Held: The Constitution does not forbid States from insisting upon representation by counsel for those competent enough to stand trial but who suffer from severe mental illness to the point where they are not competent to conduct trial proceedings by themselves. Pp. 4–13.

(a) This Court’s precedents frame the question presented, but they do not answer it. Dusky v. United States, 362 U. S. 402, and Drope v. Missouri, 420 U. S. 162, 171, set forth the Constitution’s “mental competence” standard forbidding the trial of an individual lacking a rational and factual understanding of the proceedings and sufficient ability to consult with his lawyer with a reasonable degree of rational understanding. But those cases did not consider the issue presented here, namely, the relation of that “mental competence” standard to the self-representation right. Similarly the Court’s foundational “self-representation” case, Faretta, supra—which held that the Sixth and Fourteenth Amendments include a “constitutional right to proceed without counsel when” a criminal defendant “voluntarily and intelligently elects to do so,” 422 U. S., at 807—does not answer the question as to the scope of the self-representation right. Finally, although Godinez, supra, presents a question closer to the one at issue in that it focused upon a borderline-competent defendant who had asked a state trial court to permit him to represent himself and to change his pleas from not guilty to guilty, Godinez provides no answer here because that defendant’s ability to conduct a defense at trial was expressly not at issue in that case, see 509 U. S., at 399–400, and because the case’s constitutional holding that a State may permit a gray-area defendant to represent himself does not tell a State whether it may deny such a defendant the right to represent himself at his trial. Pp. 4–8.
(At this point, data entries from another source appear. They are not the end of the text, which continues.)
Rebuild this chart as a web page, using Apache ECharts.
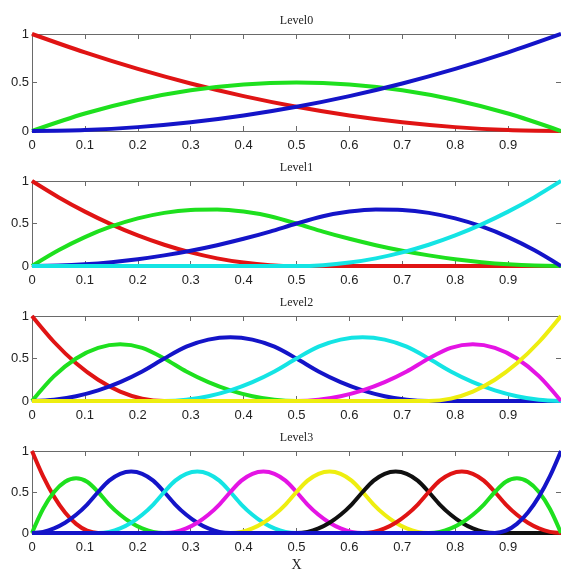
<!DOCTYPE html>
<html>
<head>
<meta charset="utf-8">
<title>Level0 - Level3</title>
<script src="https://cdn.jsdelivr.net/npm/echarts@6/dist/echarts.min.js"></script>
<style>
body{margin:0;background:#fff;}
#main{width:561px;height:573px;}
</style>
</head>
<body>
<div id="main"></div>
<script>
// tick labels and panel names
var levelNames = ['Level0', 'Level1', 'Level2', 'Level3'];
var xTickLabels = ['0', '0.1', '0.2', '0.3', '0.4', '0.5', '0.6', '0.7', '0.8', '0.9', ''];
var yTickLabels = ['0', '0.5', '1'];

// sample positions on x for each level
var level0X = [0, 0.1, 0.2, 0.3, 0.4, 0.5, 0.6, 0.7, 0.8, 0.9, 1];
var level1X = [0, 0.05, 0.1, 0.15, 0.2, 0.25, 0.3, 0.35, 0.4, 0.45, 0.5, 0.55, 0.6, 0.65, 0.7, 0.75, 0.8, 0.85, 0.9, 0.95, 1];
var level2X = [0, .04167, .08333, .125, .16667, .20833,
               .25, .29167, .33333, .375, .41667, .45833,
               .5, .54167, .58333, .625, .66667, .70833,
               .75, .79167, .83333, .875, .91667, .95833, 1];
var level3X = [0, .02083, .04167, .0625, .08333, .10417,
               .125, .14583, .16667, .1875, .20833, .22917,
               .25, .27083, .29167, .3125, .33333, .35417,
               .375, .39583, .41667, .4375, .45833, .47917,
               .5, .52083, .54167, .5625, .58333, .60417,
               .625, .64583, .66667, .6875, .70833, .72917,
               .75, .77083, .79167, .8125, .83333, .85417,
               .875, .89583, .91667, .9375, .95833, .97917, 1];

// curve values
var level0Values = [
	[1, .81, .64, .49, .36, .25, .16, .09, .04, .01, 0],
	[0, .18, .32, .42, .48, .5, .48, .42, .32, .18, 0],
	[0, .01, .04, .09, .16, .25, .36, .49, .64, .81, 1]
];
var level1Values = [
	[1, .81, .64, .49, .36, .25, .16, .09, .04, .01, 0, 0, 0, 0, 0, 0, 0, 0, 0, 0, 0],
	[0, .185, .34, .465, .56, .625, .66, .665, .64, .585, .5, .405, .32, .245, .18, .125, .08, .045, .02, .005, 0],
	[0, .005, .02, .045, .08, .125, .18, .245, .32, .405, .5, .585, .64, .665, .66, .625, .56, .465, .34, .185, 0],
	[0, 0, 0, 0, 0, 0, 0, 0, 0, 0, 0, .01, .04, .09, .16, .25, .36, .49, .64, .81, 1]
];
var level2Values = [
	[1, .694, .444, .25, .111, .028,  0, 0, 0, 0, 0, 0,  0, 0, 0, 0, 0, 0,  0, 0, 0, 0, 0, 0,  0],
	[0, .292, .5, .625, .667, .625,  .5, .347, .222, .125, .056, .014,  0, 0, 0, 0, 0, 0,  0, 0, 0, 0, 0, 0,  0],
	[0, .014, .056, .125, .222, .347,  .5, .639, .722, .75, .722, .639,  .5, .347, .222, .125, .056, .014,  0, 0, 0, 0, 0, 0,  0],
	[0, 0, 0, 0, 0, 0,  0, .014, .056, .125, .222, .347,  .5, .639, .722, .75, .722, .639,  .5, .347, .222, .125, .056, .014,  0],
	[0, 0, 0, 0, 0, 0,  0, 0, 0, 0, 0, 0,  0, .014, .056, .125, .222, .347,  .5, .625, .667, .625, .5, .292,  0],
	[0, 0, 0, 0, 0, 0,  0, 0, 0, 0, 0, 0,  0, 0, 0, 0, 0, 0,  0, .028, .111, .25, .444, .694,  1]
];
var level3Values = [
	[1, .694, .444, .25, .111, .028,  0, 0, 0, 0, 0, 0,  0, 0, 0, 0, 0, 0,  0, 0, 0, 0, 0, 0,
	 0, 0, 0, 0, 0, 0,  0, 0, 0, 0, 0, 0,  0, 0, 0, 0, 0, 0,  0, 0, 0, 0, 0, 0,  0],
	[0, .292, .5, .625, .667, .625,  .5, .347, .222, .125, .056, .014,  0, 0, 0, 0, 0, 0,  0, 0, 0, 0, 0, 0,
	 0, 0, 0, 0, 0, 0,  0, 0, 0, 0, 0, 0,  0, 0, 0, 0, 0, 0,  0, 0, 0, 0, 0, 0,  0],
	[0, .014, .056, .125, .222, .347,  .5, .639, .722, .75, .722, .639,  .5, .347, .222, .125, .056, .014,  0, 0, 0, 0, 0, 0,
	 0, 0, 0, 0, 0, 0,  0, 0, 0, 0, 0, 0,  0, 0, 0, 0, 0, 0,  0, 0, 0, 0, 0, 0,  0],
	[0, 0, 0, 0, 0, 0,  0, .014, .056, .125, .222, .347,  .5, .639, .722, .75, .722, .639,  .5, .347, .222, .125, .056, .014,
	 0, 0, 0, 0, 0, 0,  0, 0, 0, 0, 0, 0,  0, 0, 0, 0, 0, 0,  0, 0, 0, 0, 0, 0,  0],
	[0, 0, 0, 0, 0, 0,  0, 0, 0, 0, 0, 0,  0, .014, .056, .125, .222, .347,  .5, .639, .722, .75, .722, .639,
	 .5, .347, .222, .125, .056, .014,  0, 0, 0, 0, 0, 0,  0, 0, 0, 0, 0, 0,  0, 0, 0, 0, 0, 0,  0],
	[0, 0, 0, 0, 0, 0,  0, 0, 0, 0, 0, 0,  0, 0, 0, 0, 0, 0,  0, .014, .056, .125, .222, .347,
	 .5, .639, .722, .75, .722, .639,  .5, .347, .222, .125, .056, .014,  0, 0, 0, 0, 0, 0,  0, 0, 0, 0, 0, 0,  0],
	[0, 0, 0, 0, 0, 0,  0, 0, 0, 0, 0, 0,  0, 0, 0, 0, 0, 0,  0, 0, 0, 0, 0, 0,
	 0, .014, .056, .125, .222, .347,  .5, .639, .722, .75, .722, .639,  .5, .347, .222, .125, .056, .014,  0, 0, 0, 0, 0, 0,  0],
	[0, 0, 0, 0, 0, 0,  0, 0, 0, 0, 0, 0,  0, 0, 0, 0, 0, 0,  0, 0, 0, 0, 0, 0,
	 0, 0, 0, 0, 0, 0,  0, .014, .056, .125, .222, .347,  .5, .639, .722, .75, .722, .639,  .5, .347, .222, .125, .056, .014,  0],
	[0, 0, 0, 0, 0, 0,  0, 0, 0, 0, 0, 0,  0, 0, 0, 0, 0, 0,  0, 0, 0, 0, 0, 0,
	 0, 0, 0, 0, 0, 0,  0, 0, 0, 0, 0, 0,  0, .014, .056, .125, .222, .347,  .5, .625, .667, .625, .5, .292,  0],
	[0, 0, 0, 0, 0, 0,  0, 0, 0, 0, 0, 0,  0, 0, 0, 0, 0, 0,  0, 0, 0, 0, 0, 0,
	 0, 0, 0, 0, 0, 0,  0, 0, 0, 0, 0, 0,  0, 0, 0, 0, 0, 0,  0, .028, .111, .25, .444, .694,  1]
];

// matlab style colour cycle r g b c m y k
var lineColors = ['#e01414', '#1ee01e', '#1414c8', '#14e4e4', '#e414e4', '#eeee10', '#101010'];

var levelX = [level0X, level1X, level2X, level3X];
var levelValues = [level0Values, level1Values, level2Values, level3Values];
var gridTops = [34, 181, 316, 451];
var gridHeights = [97, 85, 85, 85];

var frameColor = '#6a6a6a';
var labelStyle = {color: '#222', fontSize: 13, fontFamily: 'Liberation Sans, Arial, sans-serif'};

var grids = [], xAxes = [], yAxes = [], series = [];

for (var i = 0; i < 4; i++) {
	grids.push({left: 32, right: -3, top: gridTops[i], height: gridHeights[i]});

	// bottom axis with labels
	xAxes.push({
		type: 'value', gridIndex: i, min: 0, max: 1, interval: 0.1, position: 'bottom',
		axisLine: {onZero: false, lineStyle: {color: frameColor}},
		axisTick: {inside: true, length: 5, lineStyle: {color: frameColor}},
		axisLabel: Object.assign({margin: 8, showMaxLabel: false, formatter: function (v) {
			return xTickLabels[Math.round(v * 10)];
		}}, labelStyle),
		splitLine: {show: false},
		name: i == 3 ? 'X' : '', nameLocation: 'middle', nameGap: 25,
		nameTextStyle: {color: '#222', fontSize: 14, fontFamily: 'Liberation Serif, Times New Roman, serif'}
	});
	// top axis, only frame + ticks, carries the panel title
	xAxes.push({
		type: 'value', gridIndex: i, min: 0, max: 1, interval: 0.1, position: 'top',
		axisLine: {onZero: false, lineStyle: {color: frameColor}},
		axisTick: {inside: true, length: 5, lineStyle: {color: frameColor}},
		axisLabel: {show: false},
		splitLine: {show: false},
		name: levelNames[i], nameLocation: 'middle', nameGap: 7,
		nameTextStyle: {color: '#222', fontSize: 12, fontFamily: 'Liberation Serif, Times New Roman, serif'}
	});
	yAxes.push({
		type: 'value', gridIndex: i, min: 0, max: 1, interval: 0.5, position: 'left',
		axisLine: {show: true, onZero: false, lineStyle: {color: frameColor}},
		axisTick: {show: true, inside: true, length: 5, lineStyle: {color: frameColor}},
		axisLabel: Object.assign({margin: 3, formatter: function (v) {
			return yTickLabels[Math.round(v * 2)];
		}}, labelStyle),
		splitLine: {show: false}
	});
	yAxes.push({
		type: 'value', gridIndex: i, min: 0, max: 1, interval: 0.5, position: 'right',
		axisLine: {show: true, onZero: false, lineStyle: {color: frameColor}},
		axisTick: {show: true, inside: true, length: 5, lineStyle: {color: frameColor}},
		axisLabel: {show: false},
		splitLine: {show: false}
	});

	var xs = levelX[i];
	var vals = levelValues[i];
	for (var k = 0; k < vals.length; k++) {
		var pts = [];
		for (var j = 0; j < xs.length; j++) pts.push([xs[j], vals[k][j]]);
		series.push({
			type: 'line', xAxisIndex: 2 * i, yAxisIndex: 2 * i,
			data: pts, smooth: 0.3, showSymbol: false, silent: true,
			lineStyle: {color: lineColors[k % lineColors.length], width: 4}
		});
	}
}

var myChart = echarts.init(document.getElementById('main'));
myChart.setOption({
	animation: false,
	backgroundColor: '#fff',
	grid: grids,
	xAxis: xAxes,
	yAxis: yAxes,
	series: series
});
</script>
</body>
</html>
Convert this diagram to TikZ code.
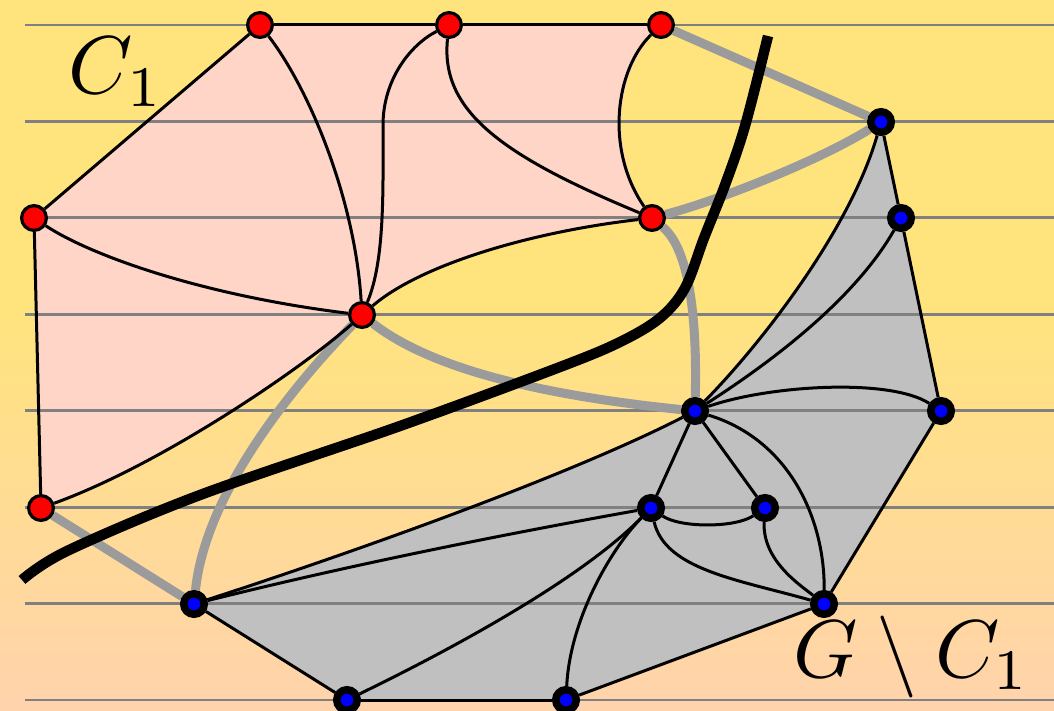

(b) Several considerations taken together lead the Court to conclude that the Constitution permits a State to limit a defendant’s self-representation right by insisting upon trial counsel when the defendant lacks the mental competency to conduct his trial defense unless represented. First, the Court’s precedent, while not answering the question, points slightly in that direction. By setting forth a standard that focuses directly upon a defendant’s ability to consult with his lawyer, Dusky and Drope assume representation by counsel and emphasize counsel’s importance, thus suggesting (though not holding) that choosing to forgo trial counsel presents a very different set of circumstances than the mental competency determination for a defendant to stand trial. Also, Faretta rested its self-representation conclusion in part on pre-existing state cases that are consistent with, and at least two of which expressly adopt, a competency limitation on the self-representation right. See 422 U. S., at 813, and n. 9. Second, the nature of mental illness—which is not a unitary concept, but varies in degree, can vary over time, and interferes with an individual’s functioning at different times in different ways—cautions against using a single competency standard to decide both whether a defendant who is represented can proceed to trial and whether a defendant who goes to trial must be permitted to represent himself. Third, a self-representation right at trial will not “affirm the dignity” of a defendant who lacks the mental capacity to conduct his defense without the assistance of counsel, see McKaskle v. Wiggins, 465 U. S. 168, 176–177, and may undercut the most basic of the Constitution’s criminal law objectives, providing a fair trial. The trial judge—particularly one such as the judge in this case, who presided over one of Edwards’ competency hearings and his two trials—will often prove best able to make more fine-tuned mental capacity decisions, tailored to the particular defendant’s individualized circumstances. Pp. 8–12.

(c) Indiana’s proposed standard, which would deny a criminal defendant the right to represent himself at trial if he cannot communicate coherently with the court or a jury, is rejected because this Court is uncertain as to how that standard would work in practice. The Court also declines Indiana’s request to overrule Faretta because today’s opinion may well remedy the unfair trial concerns previously leveled against the case. Pp. 12–13.

866 N. E. 2d 252, vacated and remanded.

Breyer, J., delivered the opinion of the Court, in which Roberts, C.J., and Stevens, Kennedy, Souter, Ginsburg, and Alito, JJ., joined. Scalia, J., filed a dissenting opinion, in which Thomas, J., joined.